**Given request:**
Copy all of the material exactly. Pictures are not to appear in the copy.

**Data segment:**
====
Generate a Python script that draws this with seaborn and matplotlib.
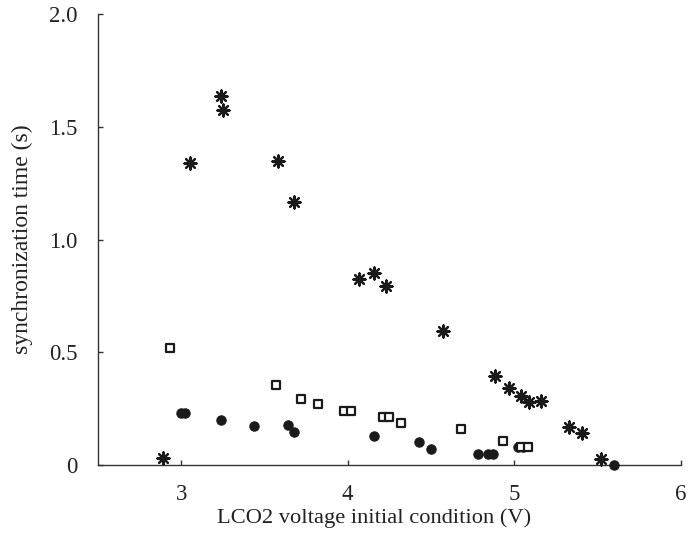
import matplotlib
matplotlib.use("Agg")
import matplotlib.pyplot as plt
import seaborn as sns
import pandas as pd

# asterisk series
star_x = [2.89, 3.05, 3.24, 3.25, 3.58, 3.675, 4.065, 4.16, 4.23, 4.57, 4.886, 4.97, 5.04, 5.09, 5.16, 5.33, 5.41, 5.52]
star_y = [0.03, 1.34, 1.636, 1.574, 1.35, 1.166, 0.825, 0.851, 0.794, 0.594, 0.395, 0.341, 0.306, 0.279, 0.284, 0.168, 0.142, 0.027]

# filled dot series
dot_x = [3.0, 3.02, 3.24, 3.44, 3.64, 3.675, 4.16, 4.43, 4.50, 4.78, 4.84, 4.87, 5.02, 5.05, 5.60]
dot_y = [0.23, 0.23, 0.20, 0.173, 0.177, 0.146, 0.129, 0.102, 0.071, 0.049, 0.049, 0.049, 0.08, 0.08, 0.0]

# open square series
sq_x = [2.93, 3.57, 3.72, 3.82, 3.98, 4.02, 4.21, 4.25, 4.32, 4.68, 4.93, 5.04, 5.08]
sq_y = [0.52, 0.354, 0.293, 0.27, 0.24, 0.24, 0.213, 0.213, 0.186, 0.16, 0.106, 0.08, 0.08]

xticks = [3, 4, 5, 6]
yticks = [0, 0.5, 1.0, 1.5, 2.0]
ytick_labels = ["0", "0.5", "1.0", "1.5", "2.0"]

sns.set_style("ticks")
plt.rcParams["font.family"] = ["Liberation Serif", "DejaVu Serif"]

fig = plt.figure(figsize=(6.88, 5.42), dpi=100)
ax = fig.add_axes([0.1424, 0.142, 0.847, 0.832])

stars = pd.DataFrame({"x": star_x, "y": star_y})
dots = pd.DataFrame({"x": dot_x, "y": dot_y})
sqs = pd.DataFrame({"x": sq_x, "y": sq_y})

sns.scatterplot(data=dots, x="x", y="y", ax=ax, marker="o", s=45,
                color="#1a1a1a", edgecolor="#1a1a1a", linewidth=0.8, zorder=3, clip_on=False)
sns.scatterplot(data=sqs, x="x", y="y", ax=ax, marker="s", s=36,
                facecolor="white", edgecolor="#1a1a1a", linewidth=1.6, zorder=4, clip_on=False)
sns.scatterplot(data=stars, x="x", y="y", ax=ax, marker=(8, 2, 0), s=75,
                color="#1a1a1a", edgecolor="#1a1a1a", linewidth=1.6, zorder=5, clip_on=False)

ax.set_xlim(2.5, 6)
ax.set_ylim(0, 2.0)
ax.set_xticks(xticks)
ax.set_xticklabels([str(t) for t in xticks])
ax.set_yticks(yticks)
ax.set_yticklabels(ytick_labels)
ax.tick_params(axis="both", direction="in", length=3.5, width=1, color="#333333",
               labelsize=16.5, labelcolor="#222222")
ax.tick_params(axis="x", pad=14)
ax.tick_params(axis="y", pad=14.5)
for side in ["top", "right"]:
    ax.spines[side].set_visible(False)
for side in ["left", "bottom"]:
    ax.spines[side].set_color("#333333")
    ax.spines[side].set_linewidth(1.0)

ax.set_xlabel("LCO2 voltage initial condition (V)", fontsize=16.2, color="#222222")
ax.set_ylabel("synchronization time (s)", fontsize=17, color="#222222")
ax.xaxis.set_label_coords(0.473, -0.095)
ax.yaxis.set_label_coords(-0.112, 0.5)

fig.savefig("out.png", dpi=100)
====
**Expected output:**
Generate a Python script that draws this with seaborn and matplotlib.
import matplotlib
matplotlib.use("Agg")
import matplotlib.pyplot as plt
import seaborn as sns
import pandas as pd

# asterisk series
star_x = [2.89, 3.05, 3.24, 3.25, 3.58, 3.675, 4.065, 4.16, 4.23, 4.57, 4.886, 4.97, 5.04, 5.09, 5.16, 5.33, 5.41, 5.52]
star_y = [0.03, 1.34, 1.636, 1.574, 1.35, 1.166, 0.825, 0.851, 0.794, 0.594, 0.395, 0.341, 0.306, 0.279, 0.284, 0.168, 0.142, 0.027]

# filled dot series
dot_x = [3.0, 3.02, 3.24, 3.44, 3.64, 3.675, 4.16, 4.43, 4.50, 4.78, 4.84, 4.87, 5.02, 5.05, 5.60]
dot_y = [0.23, 0.23, 0.20, 0.173, 0.177, 0.146, 0.129, 0.102, 0.071, 0.049, 0.049, 0.049, 0.08, 0.08, 0.0]

# open square series
sq_x = [2.93, 3.57, 3.72, 3.82, 3.98, 4.02, 4.21, 4.25, 4.32, 4.68, 4.93, 5.04, 5.08]
sq_y = [0.52, 0.354, 0.293, 0.27, 0.24, 0.24, 0.213, 0.213, 0.186, 0.16, 0.106, 0.08, 0.08]

xticks = [3, 4, 5, 6]
yticks = [0, 0.5, 1.0, 1.5, 2.0]
ytick_labels = ["0", "0.5", "1.0", "1.5", "2.0"]

sns.set_style("ticks")
plt.rcParams["font.family"] = ["Liberation Serif", "DejaVu Serif"]

fig = plt.figure(figsize=(6.88, 5.42), dpi=100)
ax = fig.add_axes([0.1424, 0.142, 0.847, 0.832])

stars = pd.DataFrame({"x": star_x, "y": star_y})
dots = pd.DataFrame({"x": dot_x, "y": dot_y})
sqs = pd.DataFrame({"x": sq_x, "y": sq_y})

sns.scatterplot(data=dots, x="x", y="y", ax=ax, marker="o", s=45,
                color="#1a1a1a", edgecolor="#1a1a1a", linewidth=0.8, zorder=3, clip_on=False)
sns.scatterplot(data=sqs, x="x", y="y", ax=ax, marker="s", s=36,
                facecolor="white", edgecolor="#1a1a1a", linewidth=1.6, zorder=4, clip_on=False)
sns.scatterplot(data=stars, x="x", y="y", ax=ax, marker=(8, 2, 0), s=75,
                color="#1a1a1a", edgecolor="#1a1a1a", linewidth=1.6, zorder=5, clip_on=False)

ax.set_xlim(2.5, 6)
ax.set_ylim(0, 2.0)
ax.set_xticks(xticks)
ax.set_xticklabels([str(t) for t in xticks])
ax.set_yticks(yticks)
ax.set_yticklabels(ytick_labels)
ax.tick_params(axis="both", direction="in", length=3.5, width=1, color="#333333",
               labelsize=16.5, labelcolor="#222222")
ax.tick_params(axis="x", pad=14)
ax.tick_params(axis="y", pad=14.5)
for side in ["top", "right"]:
    ax.spines[side].set_visible(False)
for side in ["left", "bottom"]:
    ax.spines[side].set_color("#333333")
    ax.spines[side].set_linewidth(1.0)

ax.set_xlabel("LCO2 voltage initial condition (V)", fontsize=16.2, color="#222222")
ax.set_ylabel("synchronization time (s)", fontsize=17, color="#222222")
ax.xaxis.set_label_coords(0.473, -0.095)
ax.yaxis.set_label_coords(-0.112, 0.5)

fig.savefig("out.png", dpi=100)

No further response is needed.